The February section of my own letter, were I to write it, would mention the early onset of spring here, evident as the morning sky gets lighter and lighter, earlier each day. I see the morning sky either through my windshield, driving carpool, or from my porch, waiting for carpool pick-up. This is, in all likelihood, the last February of driving my son to school. He and his mates will all be 16 soon, will all drive, will all start leaving the nest.
One morning last week I lingered on the porch to read the paper before heading to work. I got a call from my friend David, the ornithologist.

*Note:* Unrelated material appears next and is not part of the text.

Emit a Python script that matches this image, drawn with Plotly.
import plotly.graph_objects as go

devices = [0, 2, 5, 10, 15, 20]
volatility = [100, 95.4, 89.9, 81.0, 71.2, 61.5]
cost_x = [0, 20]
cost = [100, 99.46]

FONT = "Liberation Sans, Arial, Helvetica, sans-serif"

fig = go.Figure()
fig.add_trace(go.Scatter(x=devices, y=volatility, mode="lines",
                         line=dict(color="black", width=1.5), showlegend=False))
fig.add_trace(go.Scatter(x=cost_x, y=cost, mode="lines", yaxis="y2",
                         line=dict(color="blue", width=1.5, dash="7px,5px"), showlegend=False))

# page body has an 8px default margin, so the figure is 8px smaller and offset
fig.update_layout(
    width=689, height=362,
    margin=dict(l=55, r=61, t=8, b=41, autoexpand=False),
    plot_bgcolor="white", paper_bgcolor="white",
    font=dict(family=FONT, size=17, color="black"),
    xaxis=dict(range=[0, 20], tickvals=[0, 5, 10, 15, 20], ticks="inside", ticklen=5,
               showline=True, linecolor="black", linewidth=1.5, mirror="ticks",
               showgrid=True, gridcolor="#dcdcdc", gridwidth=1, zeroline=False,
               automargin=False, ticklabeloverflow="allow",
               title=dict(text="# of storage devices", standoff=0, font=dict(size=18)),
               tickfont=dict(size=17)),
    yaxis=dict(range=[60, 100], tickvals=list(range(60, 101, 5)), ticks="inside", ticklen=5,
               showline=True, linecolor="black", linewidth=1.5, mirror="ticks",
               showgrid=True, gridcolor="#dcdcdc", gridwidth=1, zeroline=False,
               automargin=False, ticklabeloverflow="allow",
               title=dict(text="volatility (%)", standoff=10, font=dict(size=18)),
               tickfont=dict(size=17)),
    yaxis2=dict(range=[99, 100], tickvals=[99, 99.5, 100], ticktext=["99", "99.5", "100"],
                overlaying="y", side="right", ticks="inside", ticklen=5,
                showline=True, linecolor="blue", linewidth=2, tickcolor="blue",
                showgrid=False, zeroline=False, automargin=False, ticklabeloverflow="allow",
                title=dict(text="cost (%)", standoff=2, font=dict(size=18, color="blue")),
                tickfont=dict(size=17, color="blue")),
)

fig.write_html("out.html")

He rang to talk about opera, because even though he knows the world is overpopulated and warming and depleting its resources and dying, he has an unquenchable thirst for beauty, and opera is one of his favorite beautiful things.
“How odd; I was just thinking about you,” I said when I answered. “I was sitting on my porch, listening to all the birds and wondering if it were owls calling back and forth nearby.”
He imitated, perfectly, the sound I’d heard. An ornithologist who is an opera lover can do such a thing. “Yes! That’s it!” I said.
Ah, mourning doves, he responded. They do have a lovely, sad song.